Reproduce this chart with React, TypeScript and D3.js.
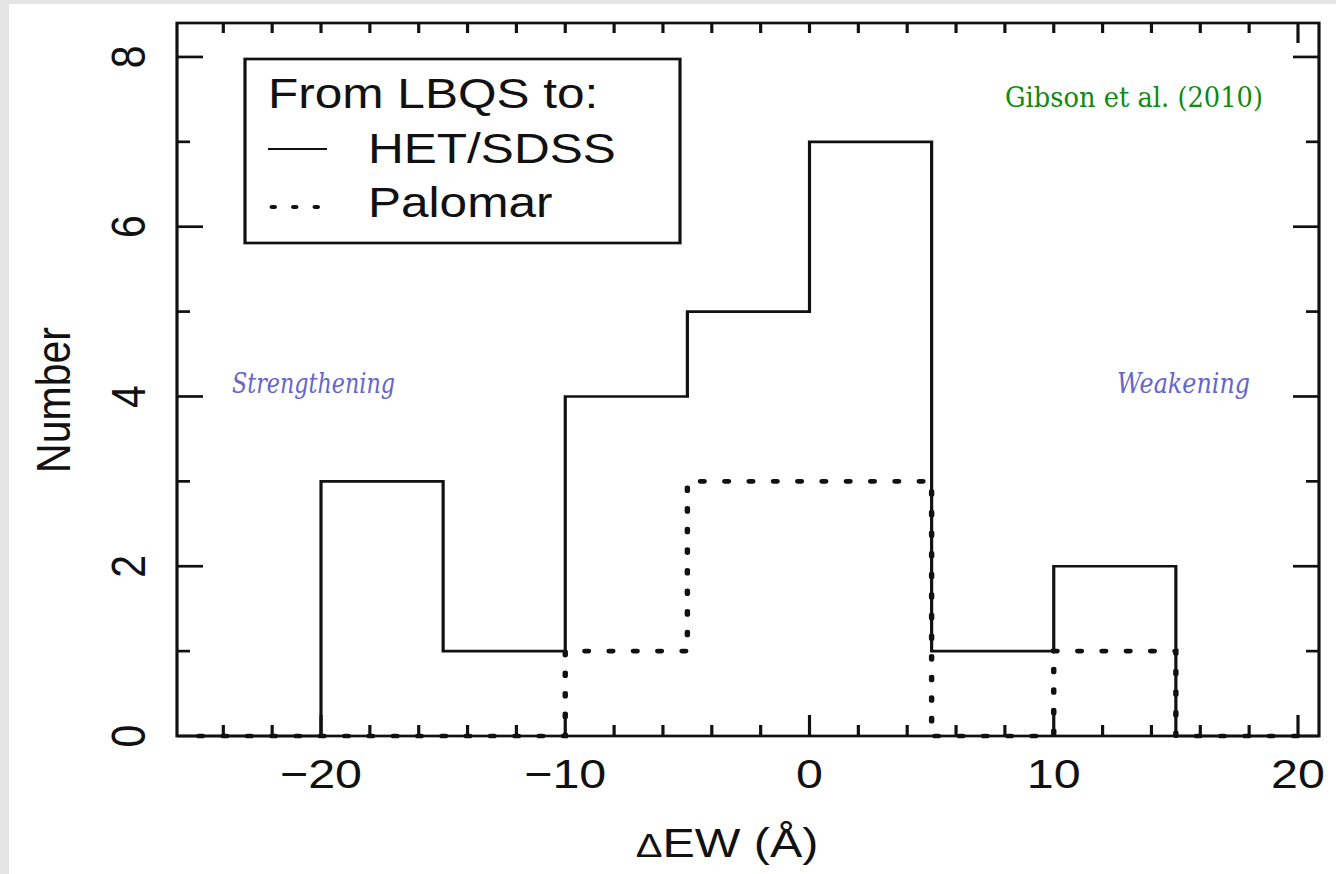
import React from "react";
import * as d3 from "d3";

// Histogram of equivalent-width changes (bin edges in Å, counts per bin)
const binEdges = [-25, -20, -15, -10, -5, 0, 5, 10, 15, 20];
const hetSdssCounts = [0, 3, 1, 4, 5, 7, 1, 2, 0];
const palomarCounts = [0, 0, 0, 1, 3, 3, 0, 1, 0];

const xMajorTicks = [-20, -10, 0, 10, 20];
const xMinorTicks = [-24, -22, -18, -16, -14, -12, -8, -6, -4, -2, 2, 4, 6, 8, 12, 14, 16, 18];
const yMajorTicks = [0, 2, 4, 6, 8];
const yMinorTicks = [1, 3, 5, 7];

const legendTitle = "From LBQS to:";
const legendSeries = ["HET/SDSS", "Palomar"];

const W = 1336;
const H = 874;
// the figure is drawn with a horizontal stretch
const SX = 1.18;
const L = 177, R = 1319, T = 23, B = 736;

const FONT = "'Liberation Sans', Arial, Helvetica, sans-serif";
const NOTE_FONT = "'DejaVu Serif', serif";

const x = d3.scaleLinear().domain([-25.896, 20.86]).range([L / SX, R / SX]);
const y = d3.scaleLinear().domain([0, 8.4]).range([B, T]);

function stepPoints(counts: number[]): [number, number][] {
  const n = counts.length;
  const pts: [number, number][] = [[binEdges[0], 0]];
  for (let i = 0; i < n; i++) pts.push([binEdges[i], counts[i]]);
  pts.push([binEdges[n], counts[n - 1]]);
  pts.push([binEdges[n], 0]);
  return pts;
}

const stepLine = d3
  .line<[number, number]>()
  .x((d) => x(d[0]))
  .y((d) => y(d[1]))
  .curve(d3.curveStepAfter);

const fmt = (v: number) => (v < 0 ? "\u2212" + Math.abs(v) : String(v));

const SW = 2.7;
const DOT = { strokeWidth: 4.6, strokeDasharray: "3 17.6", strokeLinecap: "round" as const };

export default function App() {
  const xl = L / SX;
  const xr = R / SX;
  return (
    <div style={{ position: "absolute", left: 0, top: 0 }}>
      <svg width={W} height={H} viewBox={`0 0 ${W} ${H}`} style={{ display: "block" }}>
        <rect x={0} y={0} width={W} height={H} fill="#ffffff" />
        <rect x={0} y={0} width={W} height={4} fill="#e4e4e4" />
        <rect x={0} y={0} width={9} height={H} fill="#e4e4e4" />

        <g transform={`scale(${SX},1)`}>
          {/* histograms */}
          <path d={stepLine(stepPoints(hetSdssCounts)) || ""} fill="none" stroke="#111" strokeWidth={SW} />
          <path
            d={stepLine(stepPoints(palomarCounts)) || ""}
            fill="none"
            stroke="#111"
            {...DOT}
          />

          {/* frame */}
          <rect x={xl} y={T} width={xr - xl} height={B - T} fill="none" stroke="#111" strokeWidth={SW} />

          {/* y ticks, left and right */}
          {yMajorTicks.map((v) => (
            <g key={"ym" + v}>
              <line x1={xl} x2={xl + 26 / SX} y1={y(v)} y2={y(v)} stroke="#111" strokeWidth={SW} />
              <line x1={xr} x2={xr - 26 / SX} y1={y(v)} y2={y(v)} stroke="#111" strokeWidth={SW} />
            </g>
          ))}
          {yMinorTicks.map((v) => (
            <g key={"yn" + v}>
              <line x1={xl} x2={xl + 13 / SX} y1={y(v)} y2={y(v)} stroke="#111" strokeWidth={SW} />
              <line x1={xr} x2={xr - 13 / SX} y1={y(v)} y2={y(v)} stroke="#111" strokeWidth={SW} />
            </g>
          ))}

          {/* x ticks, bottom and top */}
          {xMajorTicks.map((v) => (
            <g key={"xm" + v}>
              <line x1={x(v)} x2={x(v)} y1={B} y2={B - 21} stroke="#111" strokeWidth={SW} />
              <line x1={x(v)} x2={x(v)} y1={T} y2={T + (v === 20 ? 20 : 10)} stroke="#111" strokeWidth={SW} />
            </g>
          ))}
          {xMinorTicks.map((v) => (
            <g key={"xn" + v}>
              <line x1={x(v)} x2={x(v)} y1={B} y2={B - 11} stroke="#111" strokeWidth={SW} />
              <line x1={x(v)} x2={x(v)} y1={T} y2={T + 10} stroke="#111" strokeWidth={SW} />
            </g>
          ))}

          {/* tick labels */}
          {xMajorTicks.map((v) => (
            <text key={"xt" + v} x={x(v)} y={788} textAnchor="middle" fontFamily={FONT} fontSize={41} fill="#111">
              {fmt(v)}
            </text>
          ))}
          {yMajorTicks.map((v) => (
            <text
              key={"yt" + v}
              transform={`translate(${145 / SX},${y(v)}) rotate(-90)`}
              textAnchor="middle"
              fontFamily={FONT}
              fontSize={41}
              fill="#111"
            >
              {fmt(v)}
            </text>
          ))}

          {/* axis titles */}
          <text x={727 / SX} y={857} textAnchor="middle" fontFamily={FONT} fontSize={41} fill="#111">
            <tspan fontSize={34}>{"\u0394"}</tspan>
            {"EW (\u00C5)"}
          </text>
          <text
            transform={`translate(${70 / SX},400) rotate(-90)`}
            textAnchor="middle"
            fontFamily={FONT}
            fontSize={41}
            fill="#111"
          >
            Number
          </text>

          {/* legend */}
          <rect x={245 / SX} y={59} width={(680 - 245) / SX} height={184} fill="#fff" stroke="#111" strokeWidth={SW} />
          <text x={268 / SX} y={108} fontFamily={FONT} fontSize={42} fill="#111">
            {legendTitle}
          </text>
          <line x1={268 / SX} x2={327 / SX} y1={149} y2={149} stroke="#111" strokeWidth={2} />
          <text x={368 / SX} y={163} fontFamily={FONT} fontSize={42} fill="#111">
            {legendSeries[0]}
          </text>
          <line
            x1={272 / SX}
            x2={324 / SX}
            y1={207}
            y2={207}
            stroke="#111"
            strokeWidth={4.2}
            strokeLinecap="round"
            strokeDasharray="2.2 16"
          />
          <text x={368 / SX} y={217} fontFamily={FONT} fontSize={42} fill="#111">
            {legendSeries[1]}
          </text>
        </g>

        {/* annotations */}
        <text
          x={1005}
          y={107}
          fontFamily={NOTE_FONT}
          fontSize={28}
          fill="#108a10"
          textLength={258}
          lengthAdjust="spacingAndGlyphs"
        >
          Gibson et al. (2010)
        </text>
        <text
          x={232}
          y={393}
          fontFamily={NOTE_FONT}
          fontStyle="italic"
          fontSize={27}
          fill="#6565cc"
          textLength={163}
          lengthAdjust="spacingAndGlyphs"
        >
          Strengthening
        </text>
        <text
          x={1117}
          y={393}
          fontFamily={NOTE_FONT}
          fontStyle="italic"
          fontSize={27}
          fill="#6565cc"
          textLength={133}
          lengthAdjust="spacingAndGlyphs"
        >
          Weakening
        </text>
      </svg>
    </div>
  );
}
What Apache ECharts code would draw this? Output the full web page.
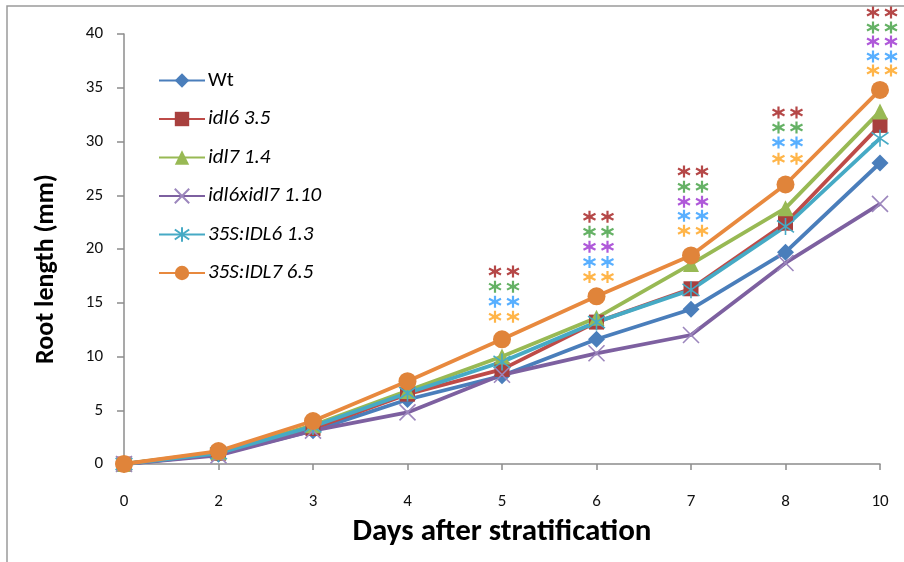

=-=-=

* INSTRUCTIONS FOR THE TASK: For each line in the data above that contains the string "this", extract the line.

* SOLUTION TO THE EXERCISE:
Reproduce this chart with React, TypeScript and D3.js.
What Apache ECharts code would draw this? Output the full web page.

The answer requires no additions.